On 30th – 31st May, a workshop investigating issues related to these questions was held at St. Thomas University, Fredericton, New Brunswick, Canada. Organised by Scott Stapleford, Professor of Philosophy at St Thomas University, and Kevin McCain, Associate Professor in Philosophy at the University of Alabama at Birmingham, the workshop comprised eight talks over the course of two days. Here, I summarize just a few of them.
Sharon Ryan was interested in the question of whether we have an epistemic obligation to be open-minded. She maintained that we do have epistemic responsibilities, and moreover, that our epistemic responsibilities are among some of the most important. For Sharon, understanding reality certainly has instrumental value (in so far as it helps us to fulfil our practical goals) but it is also intrinsicallygood. Sharon suggested that one of the significant outputs of philosophy is that it helps to make us more epistemically responsible.
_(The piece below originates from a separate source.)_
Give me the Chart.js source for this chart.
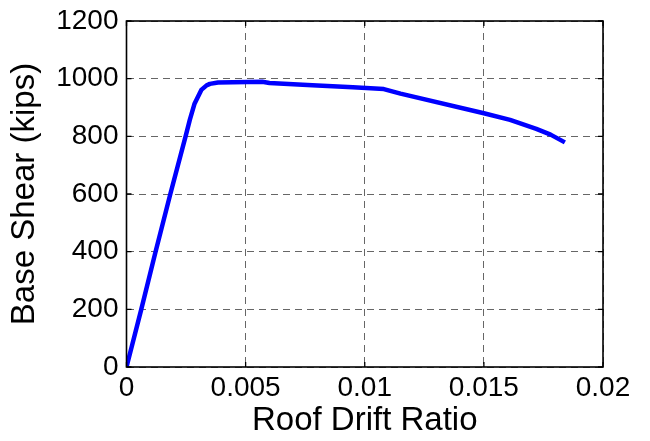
<!DOCTYPE html>
<html>
<head>
<meta charset="utf-8">
<script src="https://cdn.jsdelivr.net/npm/chart.js@4.4.0/dist/chart.umd.min.js"></script>
<style>
html,body{margin:0;padding:0;background:#fff;}
canvas{display:block;}
</style>
</head>
<body>
<canvas id="c" width="650" height="441"></canvas>
<script>
const driftRatio = [0, 0.00062, 0.00122, 0.00184, 0.00248, 0.00266, 0.00285, 0.00314, 0.00335, 0.00350, 0.00384, 0.0057, 0.0060, 0.0078, 0.0095, 0.0108, 0.0115, 0.0150, 0.0161, 0.0172, 0.0178, 0.0184];
const baseShear  = [0, 200, 400, 600, 800, 858, 912, 961, 976, 982, 987, 989, 985, 977, 970, 964, 948, 880, 857, 826, 806, 779];
const xTickValues = [0, 0.005, 0.01, 0.015, 0.02];
const xTickLabels = ['0', '0.005', '0.01', '0.015', '0.02'];
const yTickValues = [0, 200, 400, 600, 800, 1000, 1200];
const yTickLabels = ['0', '200', '400', '600', '800', '1000', '1200'];

const points = driftRatio.map((x, i) => ({x: x, y: baseShear[i]}));
const FONT = "'Liberation Sans', Arial, Helvetica, sans-serif";

const boxPlugin = {
  id: 'boxPlugin',
  afterDraw(chart) {
    const ctx = chart.ctx;
    const a = chart.chartArea;
    const xs = chart.scales.x, ys = chart.scales.y;
    const tl = 5;
    ctx.save();
    ctx.strokeStyle = '#000';
    ctx.lineWidth = 1.3;
    ctx.beginPath();
    xTickValues.forEach(v => {
      const px = xs.getPixelForValue(v);
      ctx.moveTo(px, a.bottom); ctx.lineTo(px, a.bottom - tl);
      ctx.moveTo(px, a.top); ctx.lineTo(px, a.top + tl);
    });
    yTickValues.forEach(v => {
      const py = ys.getPixelForValue(v);
      ctx.moveTo(a.left, py); ctx.lineTo(a.left + tl, py);
      ctx.moveTo(a.right, py); ctx.lineTo(a.right - tl, py);
    });
    ctx.stroke();
    ctx.lineWidth = 1.6;
    ctx.strokeRect(a.left, a.top, a.right - a.left, a.bottom - a.top);
    ctx.restore();
  }
};

new Chart(document.getElementById('c'), {
  type: 'scatter',
  data: {
    datasets: [{
      data: points,
      showLine: true,
      borderColor: '#0000ff',
      backgroundColor: '#0000ff',
      borderWidth: 4.5,
      pointRadius: 0,
      tension: 0,
      borderCapStyle: 'butt',
      borderJoinStyle: 'round'
    }]
  },
  options: {
    responsive: false,
    animation: false,
    devicePixelRatio: 1,
    layout: { padding: { top: 21, right: 47, left: 0, bottom: 0 } },
    plugins: { legend: { display: false }, tooltip: { enabled: false } },
    scales: {
      x: {
        type: 'linear',
        min: 0, max: 0.02,
        afterBuildTicks(s) { s.ticks = xTickValues.map(v => ({value: v})); },
        afterFit(s) { s.height = 74; s.paddingLeft = 0; s.paddingRight = 0; },
        ticks: {
          callback: (v, i) => xTickLabels[i],
          font: { family: FONT, size: 28 },
          color: '#000',
          padding: 4,
          maxRotation: 0,
          autoSkip: false
        },
        grid: { color: '#666666', lineWidth: 1, drawTicks: false },
        border: { display: false, dash: [7, 5] },
        title: {
          display: true,
          text: 'Roof Drift Ratio',
          font: { family: FONT, size: 33 },
          color: '#000',
          padding: { top: 0, bottom: 0 }
        }
      },
      y: {
        type: 'linear',
        min: 0, max: 1200,
        afterBuildTicks(s) { s.ticks = yTickValues.map(v => ({value: v})); },
        afterFit(s) { s.width = 126.5; s.paddingTop = 0; s.paddingBottom = 0; },
        ticks: {
          callback: (v, i) => yTickLabels[i],
          font: { family: FONT, size: 28 },
          color: '#000',
          padding: 8,
          autoSkip: false
        },
        grid: { color: '#666666', lineWidth: 1, drawTicks: false },
        border: { display: false, dash: [7, 5] },
        title: {
          display: true,
          text: 'Base Shear (kips)',
          font: { family: FONT, size: 33 },
          color: '#000',
          padding: { top: 5, bottom: 0 }
        }
      }
    }
  },
  plugins: [boxPlugin]
});
</script>
</body>
</html>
She argued there is a particular conception of open-mindedness that is a necessary condition for wisdom. She first examined some alternative constructions of open-mindedness, and found them deficient. For instance, a construction on which being open-minded amounts to withholding judgements on propositions about reality, or one which centers being aware of one’s own fallibility as a believer, might point to epistemically valuable characteristics, but also don’t give us positive instructions regarding how we should navigate information.